The following excerpt i from Jim Corbett’s My India – story #5 (Law of the Jungles).

Two-year old Putali and three-year old Punwa were lost at midday on Friday, and were found by the herdsman at about 5 p.m. on Monday, a matter of seventy-seven hours. I have given a description of the wild life which to my knowledge was in the forest in which the children spent those seventy-seven hours, and it would be unreasonable to assume that none of the animals or birds saw, heard, or smelt the children. And yet, when the herdsman put Putali and Punwa into their parents’ arms, there was not a single mark of tooth or claw on them.

I once saw a tigress stalking a month-old kid. The ground was very open and the kid saw the tigress while she was still some distance away and started bleating, whereon the tigress gave up her stalk and walked straight up to it.

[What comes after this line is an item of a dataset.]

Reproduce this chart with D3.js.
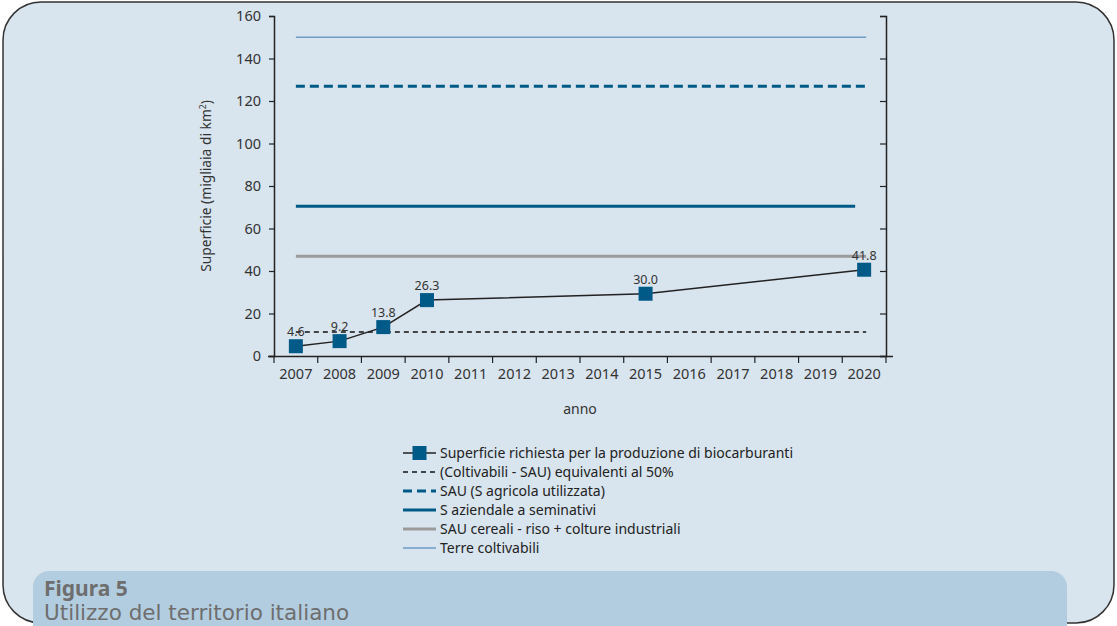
<!DOCTYPE html>
<html><head><meta charset="utf-8">
<script src="https://cdn.jsdelivr.net/npm/d3@7"></script>
<style>
body{margin:0;background:#fff;}
svg{display:block;font-family:"Noto Sans",sans-serif;}
</style></head>
<body><svg id="c" width="1117" height="626"></svg>
<script>
const years = ["2007","2008","2009","2010","2011","2012","2013","2014","2015","2016","2017","2018","2019","2020"];
const pointYears = ["2007","2008","2009","2010","2015","2020"];
const pointValues = [4.6, 7.0, 13.6, 26.3, 29.3, 40.6];
const pointLabels = ["4.6","9.2","13.8","26.3","30.0","41.8"];
const yTicks = [0,20,40,60,80,100,120,140,160];
const refNames = ["(Coltivabili - SAU) equivalenti al 50%","SAU (S agricola utilizzata)","S aziendale a seminativi","SAU cereali - riso + colture industriali","Terre coltivabili"];
const refValues = [11.3, 127, 70.5, 47, 150];
const refColors = ["#111111","#005a87","#005a87","#9b9b9b","#6e9dc6"];
const refWidths = [1.3, 3, 3, 3, 1.5];
const refDash = ["5,4","9,5",null,null,null];
const seriesName = "Superficie richiesta per la produzione di biocarburanti";
const markerColor = "#005a87";

const svg = d3.select("#c");
const W=1117,H=626;
const r=38;
const px0=3,py0=2,px1=1114,py1=623;
svg.append("path")
  .attr("d",`M${px0+r},${py0} H${px1-r} A${r},${r} 0 0 1 ${px1},${py0+r} V${py1-r} A${r},${r} 0 0 1 ${px1-r},${py1} H${px0+r} A${r},${r} 0 0 1 ${px0},${py1-r} V${py0+r} A${r},${r} 0 0 1 ${px0+r},${py0} Z`)
  .attr("fill","#d8e4ee").attr("stroke","#333").attr("stroke-width",1.5);
const cr=16, cx0=33, cx1=1067, cy0=571;
svg.append("path")
  .attr("d",`M${cx0},${H+5} V${cy0+cr} A${cr},${cr} 0 0 1 ${cx0+cr},${cy0} H${cx1-cr} A${cr},${cr} 0 0 1 ${cx1},${cy0+cr} V${H+5} Z`)
  .attr("fill","#b3cde0");
svg.append("text").attr("x",44).attr("y",596).attr("font-size",21).attr("font-weight","bold").attr("font-family","Noto Sans").attr("fill","#6e6e6e").text("Figura 5");
svg.append("text").attr("x",44).attr("y",620).attr("font-size",21.5).attr("font-family","DejaVu Sans").attr("fill","#6e6e6e").text("Utilizzo del territorio italiano");

const x = d3.scaleBand().domain(years).range([274,886]).padding(0);
const y = d3.scaleLinear().domain([0,160]).range([356,16]);
const cx = d => x(d)+x.bandwidth()/2;

const gL = svg.append("g").attr("transform","translate(274,0)")
  .call(d3.axisLeft(y).tickValues(yTicks).tickSize(5).tickPadding(8));
const gR = svg.append("g").attr("transform","translate(886,0)")
  .call(d3.axisRight(y).tickValues(yTicks).tickSize(-6).tickFormat(""));
const gB = svg.append("g").attr("transform","translate(0,356)")
  .call(d3.axisBottom(x).tickSize(0).tickPadding(13));
[gL,gR,gB].forEach(g=>{
  g.select(".domain").attr("stroke","#222").attr("stroke-width",1.5);
  g.selectAll(".tick line").attr("stroke","#222").attr("stroke-width",1.2);
  g.selectAll("text").attr("font-size",14.5).attr("fill","#333").attr("font-family","Noto Sans");
});
gB.select(".domain").attr("d","M268,0.5H893");
const bounds = years.map(d=>x(d)).concat([x(years[years.length-1])+x.bandwidth()]);
svg.append("g").selectAll("line").data(bounds).join("line")
  .attr("x1",d=>d).attr("x2",d=>d).attr("y1",356).attr("y2",363)
  .attr("stroke","#222").attr("stroke-width",1.2);

svg.append("text").attr("transform","translate(211,186) rotate(-90)").attr("text-anchor","middle")
  .attr("font-size",13.8).attr("fill","#333").html('Superficie (migliaia di km<tspan font-size="8.5" dy="-5">2</tspan><tspan dy="5">)</tspan>');
svg.append("text").attr("x",580).attr("y",414).attr("text-anchor","middle").attr("font-size",14).attr("fill","#333").text("anno");

const xStart = cx(years[0]), xEnd = cx(years[years.length-1])+2;
svg.append("g").selectAll("line").data(refValues).join("line")
  .attr("x1",xStart).attr("x2",(d,i)=> i===2 ? xEnd-11 : xEnd)
  .attr("y1",d=>y(d)).attr("y2",d=>y(d))
  .attr("stroke",(d,i)=>refColors[i]).attr("stroke-width",(d,i)=>refWidths[i])
  .attr("stroke-dasharray",(d,i)=>refDash[i]);

const pts = pointYears.map((d,i)=>[cx(d), y(pointValues[i])]);
svg.append("path").attr("d",d3.line()(pts)).attr("fill","none").attr("stroke","#222").attr("stroke-width",1.5);
const ms=14;
svg.append("g").selectAll("rect").data(pts).join("rect")
  .attr("x",d=>d[0]-ms/2).attr("y",d=>d[1]-ms/2).attr("width",ms).attr("height",ms).attr("fill",markerColor);
svg.append("g").selectAll("text").data(pts).join("text")
  .attr("x",d=>d[0]).attr("y",d=>d[1]-ms/2-3).attr("text-anchor","middle")
  .attr("font-size",12.5).attr("fill","#333").text((d,i)=>pointLabels[i]);

const lx0=403, lx1=436, ly0=453, ldy=19;
const leg = svg.append("g");
const legNames = [seriesName].concat(refNames.slice());
legNames.forEach((name,i)=>{
  const yy = ly0 + i*ldy;
  if(i===0){
    leg.append("line").attr("x1",lx0).attr("x2",lx1).attr("y1",yy).attr("y2",yy).attr("stroke","#222").attr("stroke-width",1.5);
    leg.append("rect").attr("x",(lx0+lx1)/2-7).attr("y",yy-7).attr("width",14).attr("height",14).attr("fill",markerColor);
  } else {
    const k=i-1;
    leg.append("line").attr("x1",lx0).attr("x2",lx1).attr("y1",yy).attr("y2",yy)
      .attr("stroke",refColors[k]).attr("stroke-width",refWidths[k]).attr("stroke-dasharray",refDash[k]);
  }
  leg.append("text").attr("x",lx1+4).attr("y",yy+5).attr("font-size",14).attr("fill","#222").text(name);
});
</script></body></html>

When the tigress had approached to within a few yards, the kid went forward to meet her, and on reaching the tigress stretched out its neck and put up its head to smell her. For the duration of a few heart beats the month-old kid and the Queen of the Forest stood nose to nose, and then the queen turned and walked off in the direction from which she had come.

When Hitler’s war was nearing its end, in one week I read extracts from speeches of three of the greatest men in the British Empire, condemning war atrocities, and accusing the enemy of attempting to introduce the ‘law of the jungle’ into the dealings of warring man and man. Had the Creator made the same law for man as He has made for the jungle folk, there would be no wars, for the strong in man would have the same consideration for the weak as is the established law of the jungles.